Education needs to be core when scaling new materials as I believe many people want to do the right thing but they don't know how. So how do you get them up to speed? What are the newest materials? How do you incentivise them? And how do you make it easier?

If we don't pay the price now, it's gonna cost us a hundred fold in the future.

There is a big divide and ongoing debate around the whole cement vs. wood usage. What's your position there? 

I think cement is an amazing material; it's very flexible as it can go from liquid to stone and it's overall a wonderful material to work with. It's the emissions that are the big problem. If we could get rid of those, cement wouldn't be such a threat for our planet.

Also, we need to consider the whole lifecycle of a building. How much maintenance will it require? And then we need to push the envelope on what is possible with these new materials. It has to be based on informed decisions and localised to each project. 

Talking about education and making it easier to get more people on board, what role do you think data and LCA play in this?

I think we need a universal language. For Material Evolutions, it's fundamental to who we are. There is no point in lying about the numbers, because our core mission is to save the planet. The methodology has to be universal and needs to be a true reflection on the materials supply chain. We need to be comparing like for like in numbers.

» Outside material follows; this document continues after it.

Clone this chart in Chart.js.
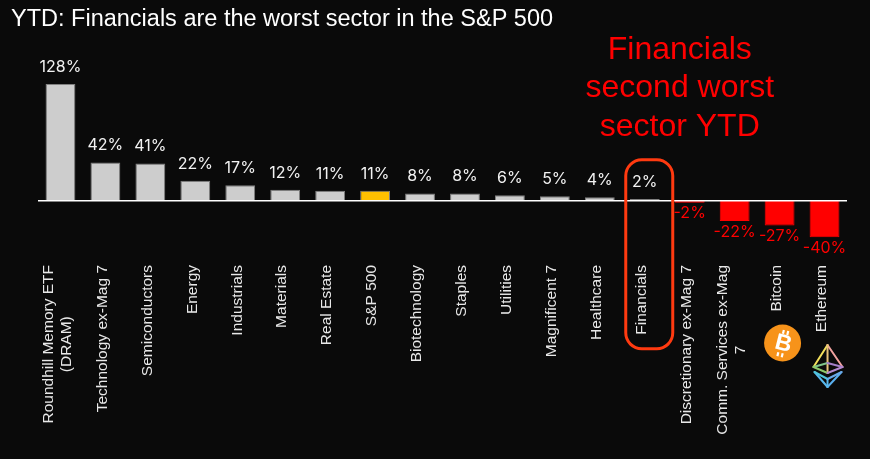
<!DOCTYPE html>
<html lang="en">
<head>
<meta charset="UTF-8">
<title>YTD returns by sector</title>
<script src="https://cdn.jsdelivr.net/npm/chart.js"></script>
<style>
  html, body { margin: 0; padding: 0; background: #0a0a0a; }
  canvas { display: block; }
</style>
</head>
<body>
<canvas id="ytdChart" width="870" height="459"></canvas>
<script>
// data
const categories = [
  ['Roundhill Memory ETF', '(DRAM)'], 'Technology ex-Mag 7', 'Semiconductors', 'Energy',
  'Industrials', 'Materials', 'Real Estate', 'S&P 500', 'Biotechnology', 'Staples',
  'Utilities', 'Magnificent 7', 'Healthcare', 'Financials', 'Discretionary ex-Mag 7',
  ['Comm. Services ex-Mag', '7'], 'Bitcoin', 'Ethereum'
];
const ytdReturns = [128, 42, 41, 22, 17, 12, 11, 11, 8, 8, 6, 5, 4, 2, -2, -22, -27, -40];
const highlightCategory = 'S&P 500';
const calloutCategory = 'Financials';
const calloutLines = ['Financials', 'second worst', 'sector YTD'];
const titleText = 'YTD: Financials are the worst sector in the S&P 500';

const GREY = '#cdcdcd', GOLD = '#ffc000', RED = '#ff0000';

const barColors = ytdReturns.map((v, i) =>
  v < 0 ? RED : (categories[i] === highlightCategory ? GOLD : GREY));
const borderColors = ytdReturns.map(v => v < 0 ? RED : '#808080');

function drawBitcoin(ctx, cx, cy) {
  ctx.save();
  ctx.fillStyle = '#f7931a';
  ctx.beginPath();
  ctx.arc(cx, cy, 18.5, 0, Math.PI * 2);
  ctx.fill();
  ctx.translate(cx, cy);
  ctx.rotate(14 * Math.PI / 180);
  ctx.fillStyle = '#ffffff';
  ctx.font = 'bold 23px "Liberation Sans", Arial, sans-serif';
  ctx.textAlign = 'center';
  ctx.textBaseline = 'middle';
  ctx.fillText('B', 1, 1);
  ctx.fillRect(-3, -13, 2.2, 4);
  ctx.fillRect(1.5, -13, 2.2, 4);
  ctx.fillRect(-3, 10, 2.2, 4);
  ctx.fillRect(1.5, 10, 2.2, 4);
  ctx.restore();
}

function drawEthereum(ctx, cx, top) {
  const T = [cx, top], L = [cx - 14, top + 22], R = [cx + 15, top + 22];
  const C = [cx, top + 28], M = [cx, top + 18];
  const L2 = [cx - 13, top + 27], R2 = [cx + 14, top + 27];
  const C2 = [cx, top + 34], B = [cx, top + 42];
  const seg = (a, b, col) => {
    ctx.strokeStyle = col;
    ctx.beginPath(); ctx.moveTo(a[0], a[1]); ctx.lineTo(b[0], b[1]); ctx.stroke();
  };
  ctx.save();
  ctx.lineWidth = 2;
  ctx.lineCap = 'round';
  seg(T, L, '#f3e15c');
  seg(T, R, '#f2a3a0');
  seg(T, C, '#e8c27a');
  seg(L, M, '#7fc48a');
  seg(M, R, '#a47fc9');
  seg(L, C, '#8cc86a');
  seg(C, R, '#b48ad0');
  seg(L2, B, '#58b8ee');
  seg(R2, B, '#5ab0f0');
  seg(L2, C2, '#4fc4d8');
  seg(C2, R2, '#6aa8e8');
  seg(C2, B, '#58b8ee');
  ctx.restore();
}

const decorations = {
  id: 'decorations',
  afterDatasetsDraw(chart) {
    const { ctx, chartArea, scales: { x, y } } = chart;
    const y0 = y.getPixelForValue(0);
    const bars = chart.getDatasetMeta(0).data;

    // zero line
    ctx.save();
    ctx.strokeStyle = '#ffffff';
    ctx.lineWidth = 1.5;
    ctx.beginPath();
    ctx.moveTo(chartArea.left, y0);
    ctx.lineTo(chartArea.right, y0);
    ctx.stroke();

    // value labels
    ctx.font = '16px Inter, "Liberation Sans", sans-serif';
    ctx.textAlign = 'center';
    ctx.textBaseline = 'middle';
    bars.forEach((bar, i) => {
      const v = ytdReturns[i];
      if (v >= 0) {
        ctx.fillStyle = '#f2f2f2';
        ctx.fillText(v + '%', bar.x, bar.y - 17);
      } else {
        ctx.fillStyle = RED;
        ctx.fillText(v + '%', bar.x, bar.y + 11);
      }
    });

    // category labels, rotated, hanging from a fixed top line
    ctx.font = '15.5px "Liberation Sans", Arial, sans-serif';
    ctx.fillStyle = '#e8e8e8';
    const labelTop = chartArea.bottom + 24;
    categories.forEach((c, i) => {
      const lines = Array.isArray(c) ? c : [c];
      const w = Math.max(...lines.map(t => ctx.measureText(t).width));
      const px = x.getPixelForValue(i) - 3;
      ctx.save();
      ctx.translate(px, labelTop + w / 2);
      ctx.rotate(-Math.PI / 2);
      lines.forEach((t, j) => ctx.fillText(t, 0, (j - (lines.length - 1) / 2) * 18));
      ctx.restore();
    });

    // title
    ctx.textAlign = 'left';
    ctx.fillStyle = '#ffffff';
    ctx.font = '23.5px "Liberation Sans", Arial, sans-serif';
    ctx.fillText(titleText, 11, 20);

    // callout around Financials
    const fi = categories.indexOf(calloutCategory);
    const fx = x.getPixelForValue(fi);
    ctx.strokeStyle = '#ff3a10';
    ctx.lineWidth = 3;
    ctx.beginPath();
    ctx.roundRect(fx - 19, y0 - 41, 47, 189, 16);
    ctx.stroke();

    ctx.fillStyle = RED;
    ctx.textAlign = 'center';
    ctx.font = '32px "Liberation Sans", Arial, sans-serif';
    calloutLines.forEach((t, j) => ctx.fillText(t, fx + 35, 50 + j * 38.5));

    // crypto icons under their labels
    drawBitcoin(ctx, x.getPixelForValue(categories.indexOf('Bitcoin')) + 3, 343);
    drawEthereum(ctx, x.getPixelForValue(categories.indexOf('Ethereum')) + 3, 345);
    ctx.restore();
  }
};

new Chart(document.getElementById('ytdChart'), {
  type: 'bar',
  data: {
    labels: categories,
    datasets: [{
      data: ytdReturns,
      backgroundColor: barColors,
      borderColor: borderColors,
      borderWidth: 1,
      barPercentage: 0.83,
      categoryPercentage: 0.8
    }]
  },
  options: {
    responsive: false,
    animation: false,
    devicePixelRatio: 1,
    layout: { padding: { left: 38, right: 23, top: 73, bottom: 218 } },
    scales: {
      x: { display: false },
      y: { display: false, min: -44, max: 140 }
    },
    plugins: {
      legend: { display: false },
      tooltip: { enabled: false }
    }
  },
  plugins: [decorations]
});
</script>
</body>
</html>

What do you imagine the built environment should look like in 2030?

2030 is not really that far away. Overall I would say, greater transparency on material supply chains. I would love it if we knew how to digitise our buildings. Buildings today are such black boxes. Things will really change once we have transparency and information, not just on the materials, but the building itself, to kind of treat them like we do with health checks or food labels. I also would love it if no one actually owned building materials anymore but rather leased them. So when it's at the end of life, it would be my job as a company to make sure we took it back. We would know how to dispose of it, reuse it, or deconstruct it.

Finally, the last question is free for interpretation. What is your advice for those who strive to change the industry for the better? 

Never give up. There will be many hard conversations, and people will get uncomfortable. You're asking to change what is business as usual for many. It's also about being humble. The depth of expertise in these big companies is unrivalled, so how do you bring them on the journey? There is so much knowledge and we have a lot to learn from each other, which means it's about building partnerships. The only way change will really happen is through collaboration, find your champions. And finally, build a good team around yourself.